* EXERCISE DETAILS:
Copy all of the material word for word, except for the pictures.

* MATERIAL:
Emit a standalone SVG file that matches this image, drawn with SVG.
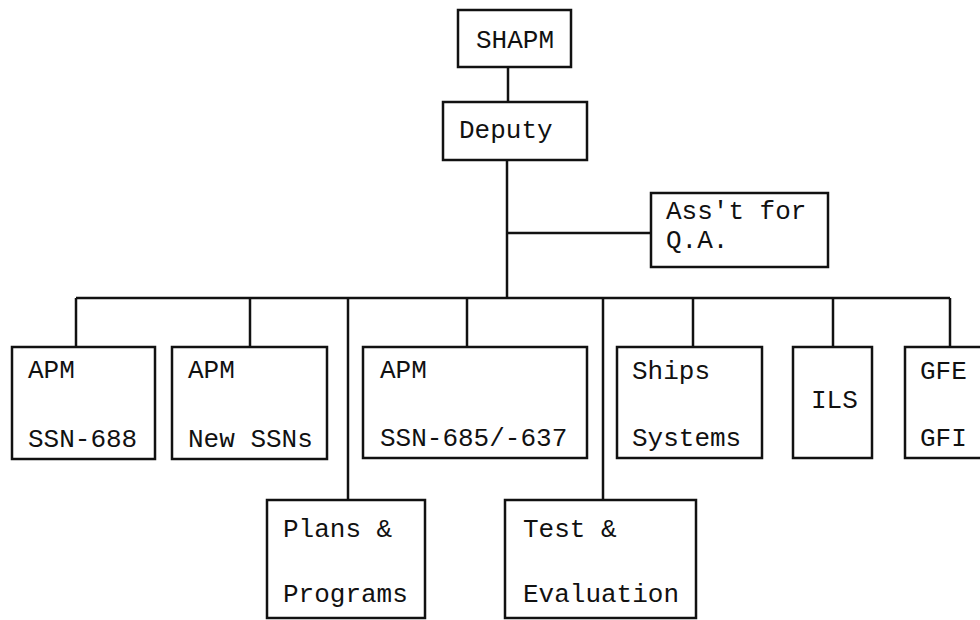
<svg xmlns="http://www.w3.org/2000/svg" width="980" height="620" viewBox="0 0 980 620">
<style>
.box{fill:#fff;stroke:#111;stroke-width:2.5}
.ln{fill:none;stroke:#111;stroke-width:2.5}
text{font-family:"Liberation Mono","Courier New",monospace;font-size:26px;fill:#111}
</style>
<rect width="980" height="620" fill="#fff"/>
<g id="connectors">
<path class="ln" d="M508 67V102"/>
<path class="ln" d="M507 160V298"/>
<path class="ln" d="M507 233H651"/>
<path class="ln" d="M76 298H950"/>
<path class="ln" d="M76 298V347"/>
<path class="ln" d="M250 298V347"/>
<path class="ln" d="M348 298V500"/>
<path class="ln" d="M467 298V347"/>
<path class="ln" d="M603 298V500"/>
<path class="ln" d="M693 298V347"/>
<path class="ln" d="M833 298V347"/>
<path class="ln" d="M950 298V347"/>
</g>
<g id="shapm"><rect class="box" x="458" y="10" width="113" height="57"/><text x="476" y="48">SHAPM</text></g>
<g id="deputy"><rect class="box" x="443" y="102" width="144" height="58"/><text x="459" y="138">Deputy</text></g>
<g id="asst"><rect class="box" x="651" y="193" width="177" height="74"/><text x="666" y="219">Ass't for</text><text x="666" y="248">Q.A.</text></g>
<g id="apm688"><rect class="box" x="12" y="347" width="143" height="112"/><text x="28" y="378">APM</text><text x="28" y="447">SSN-688</text></g>
<g id="apmnew"><rect class="box" x="172" y="347" width="155" height="112"/><text x="188" y="378">APM</text><text x="188" y="447">New SSNs</text></g>
<g id="apm685"><rect class="box" x="363" y="347" width="224" height="111"/><text x="380" y="378">APM</text><text x="380" y="446">SSN-685/-637</text></g>
<g id="ships"><rect class="box" x="617" y="347" width="145" height="111"/><text x="632" y="379">Ships</text><text x="632" y="446">Systems</text></g>
<g id="ils"><rect class="box" x="793" y="347" width="79" height="111"/><text x="811" y="408">ILS</text></g>
<g id="gfe"><rect class="box" x="905" y="347" width="90" height="111"/><text x="920" y="379">GFE</text><text x="920" y="446">GFI</text></g>
<g id="plans"><rect class="box" x="267" y="500" width="158" height="118"/><text x="283" y="537">Plans &amp;</text><text x="283" y="602">Programs</text></g>
<g id="test"><rect class="box" x="505" y="500" width="191" height="118"/><text x="523" y="537">Test &amp;</text><text x="523" y="602">Evaluation</text></g>
</svg>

* WRITTEN ANSWER:
Emit a standalone SVG file that matches this image, drawn with SVG.
<svg xmlns="http://www.w3.org/2000/svg" width="980" height="620" viewBox="0 0 980 620">
<style>
.box{fill:#fff;stroke:#111;stroke-width:2.5}
.ln{fill:none;stroke:#111;stroke-width:2.5}
text{font-family:"Liberation Mono","Courier New",monospace;font-size:26px;fill:#111}
</style>
<rect width="980" height="620" fill="#fff"/>
<g id="connectors">
<path class="ln" d="M508 67V102"/>
<path class="ln" d="M507 160V298"/>
<path class="ln" d="M507 233H651"/>
<path class="ln" d="M76 298H950"/>
<path class="ln" d="M76 298V347"/>
<path class="ln" d="M250 298V347"/>
<path class="ln" d="M348 298V500"/>
<path class="ln" d="M467 298V347"/>
<path class="ln" d="M603 298V500"/>
<path class="ln" d="M693 298V347"/>
<path class="ln" d="M833 298V347"/>
<path class="ln" d="M950 298V347"/>
</g>
<g id="shapm"><rect class="box" x="458" y="10" width="113" height="57"/><text x="476" y="48">SHAPM</text></g>
<g id="deputy"><rect class="box" x="443" y="102" width="144" height="58"/><text x="459" y="138">Deputy</text></g>
<g id="asst"><rect class="box" x="651" y="193" width="177" height="74"/><text x="666" y="219">Ass't for</text><text x="666" y="248">Q.A.</text></g>
<g id="apm688"><rect class="box" x="12" y="347" width="143" height="112"/><text x="28" y="378">APM</text><text x="28" y="447">SSN-688</text></g>
<g id="apmnew"><rect class="box" x="172" y="347" width="155" height="112"/><text x="188" y="378">APM</text><text x="188" y="447">New SSNs</text></g>
<g id="apm685"><rect class="box" x="363" y="347" width="224" height="111"/><text x="380" y="378">APM</text><text x="380" y="446">SSN-685/-637</text></g>
<g id="ships"><rect class="box" x="617" y="347" width="145" height="111"/><text x="632" y="379">Ships</text><text x="632" y="446">Systems</text></g>
<g id="ils"><rect class="box" x="793" y="347" width="79" height="111"/><text x="811" y="408">ILS</text></g>
<g id="gfe"><rect class="box" x="905" y="347" width="90" height="111"/><text x="920" y="379">GFE</text><text x="920" y="446">GFI</text></g>
<g id="plans"><rect class="box" x="267" y="500" width="158" height="118"/><text x="283" y="537">Plans &amp;</text><text x="283" y="602">Programs</text></g>
<g id="test"><rect class="box" x="505" y="500" width="191" height="118"/><text x="523" y="537">Test &amp;</text><text x="523" y="602">Evaluation</text></g>
</svg>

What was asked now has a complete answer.